# LDV Convoy engine differences



## 107572

I'm soon to be starting my first camper conversion. After quite a bit of research I've decided upon using the LDV convoy van as a base, largely due to it's width (wide enough for me to sleep across it) and it's price (cheap enough that I can afford one). 

One thing I can't make my mind up about (and am struggling to find much information on) is which engine to go for; the older, pre-2002, 2.5T Ford lump or the later 2.4 Ford Duratorq. I'm not sure what advantages the later Duratorq engine will bring. Can anyone tell me what improvements came with this engine, and whether it's worth waiting to find - and potentially paying a little more for - a later Duratorq van?


----------



## MrRob

Personally having driven both engines Id go for the later 2.4 Ford Duratorq ... smoother, quieter, more powerful and more economic servicing and mpg and EURO3 (London LEZ)... but in an LDV some of these advantages are lost .... 

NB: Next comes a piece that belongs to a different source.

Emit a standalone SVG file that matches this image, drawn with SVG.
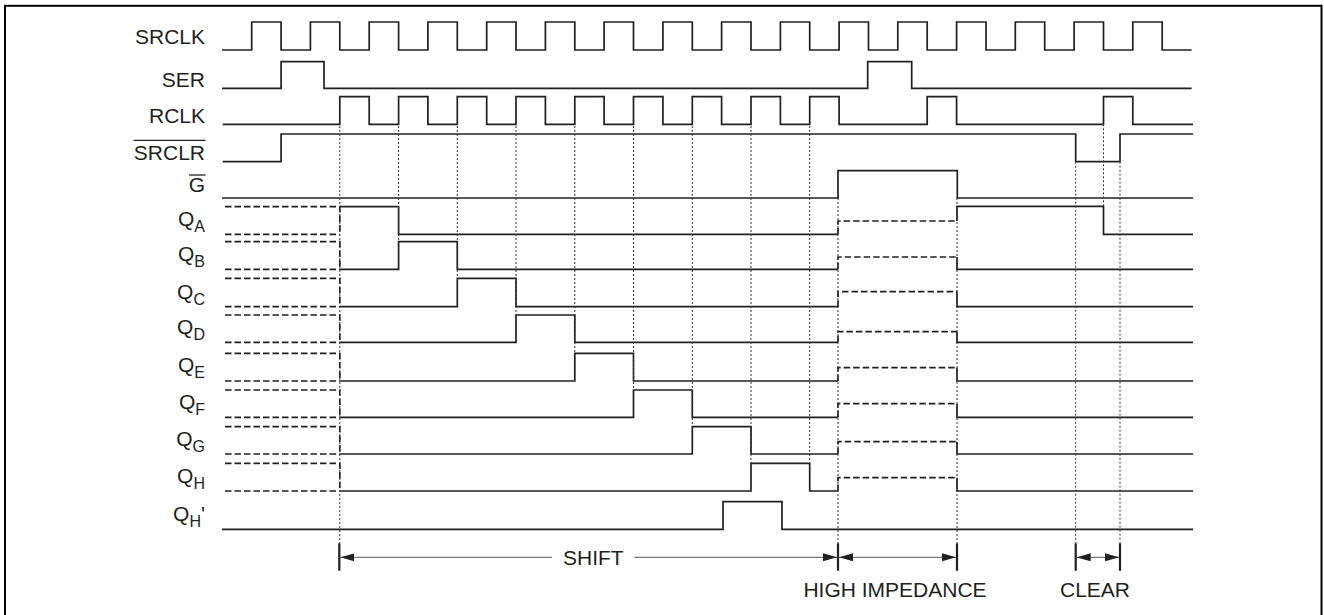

Id have a older Transit for the same money  :wink:


----------



## Steamdrivenandy

MrRob said:


> Personally having driven both engines Id go for the later 2.4 Ford Duratorq ... smoother, quieter, more powerful and more economic servicing and mpg and EURO3 (London LEZ)... but in an LDV some of these advantages are lost ....
> 
> Id have a older Transit for the same money  :wink:


MrRob get ye to your natural playground

http://fordtransit.org/ :lol: :lol: :lol:

Andy


----------



## MrRob

Steamdrivenandy said:


> MrRob said:
> 
> 
> 
> Personally having driven both engines Id go for the later 2.4 Ford Duratorq ... smoother, quieter, more powerful and more economic servicing and mpg and EURO3 (London LEZ)... but in an LDV some of these advantages are lost ....
> 
> Id have a older Transit for the same money  :wink:
> 
> 
> 
> MrRob get ye to your natural playground
> 
> http://fordtransit.org/ :lol: :lol: :lol:
> 
> Andy
Click to expand...

Na .... I just love old trannies 

We get the new van tomorrow so I can get back to tinkering with it .... gonna intall a in dash DVD screen/3 Reverse Cam/iPod controlling system thing ... Think that will keep me busy for a day or two 

Garage is getting sorted too LOL


----------



## 107384

Definately the Duratorq engine if you can find a good one, a far smoother, more refined and economical engine.

Not to mention that pre-02 LDV Convoys in tidy condition are starting to get rare :wink: 

(Mind you any Convoy with a Ford engine has got to be a better bet than the old Peugeot engines found in the LDV 400 and older Convoys!)

It's a much maligned van, but I think the Convoy is a good van, whilst not a patch on the Iveco and Sprinter, it's cheap, reasonably reliable and does what it says on the tin. The wide loading area is useful as well. :wink:


----------



## 107572

Thanks very much, that's pretty much what I had assumed the situation would be. But I don't like making these decisions based on assumption!

Now I've just got to keep my eyes and hope to find a nice post-2002 van in my price range.


----------



## fridgeman

iveco every time for me, there are quite alot of van auctions going off,some you can get the stock list downloaded before you go to see if the vans there you want,or call the sales bloke at the LDV dealer and see if any p/x deals come in. good luck.


----------



## maddie

Hi, I have had all the above vans and yes the new tranny is nicer but also a lot narrower unless you can afford the new gen tranny.I always used the ldv for work as they where a lot bigger than trannys and half price.They never rotted under-floor (trannys did,badly)never let me down,the only problem was when they fitted the tranny engine(97) they jumped up close to tranny prices! I personally like the ldv more than transits (but prob in minority)but then again I have had 2 Iveco m/h s and love them.From a get money back point of view Iveco or tranny win,ldv wins on width,but then again pugs cit and fiat comes into the equation!Witchever van you convert it will cost the same amount to buy all the bits and do, so choose what you like the best.Width is a major plus point,that is why I choose to convert a ambulance but also spent about £7500 on all new bits to put into it (not cheap to do right) If you need any more info just ask (done 4 everything in and renew refurbs and 1 complete conversion)
terry


----------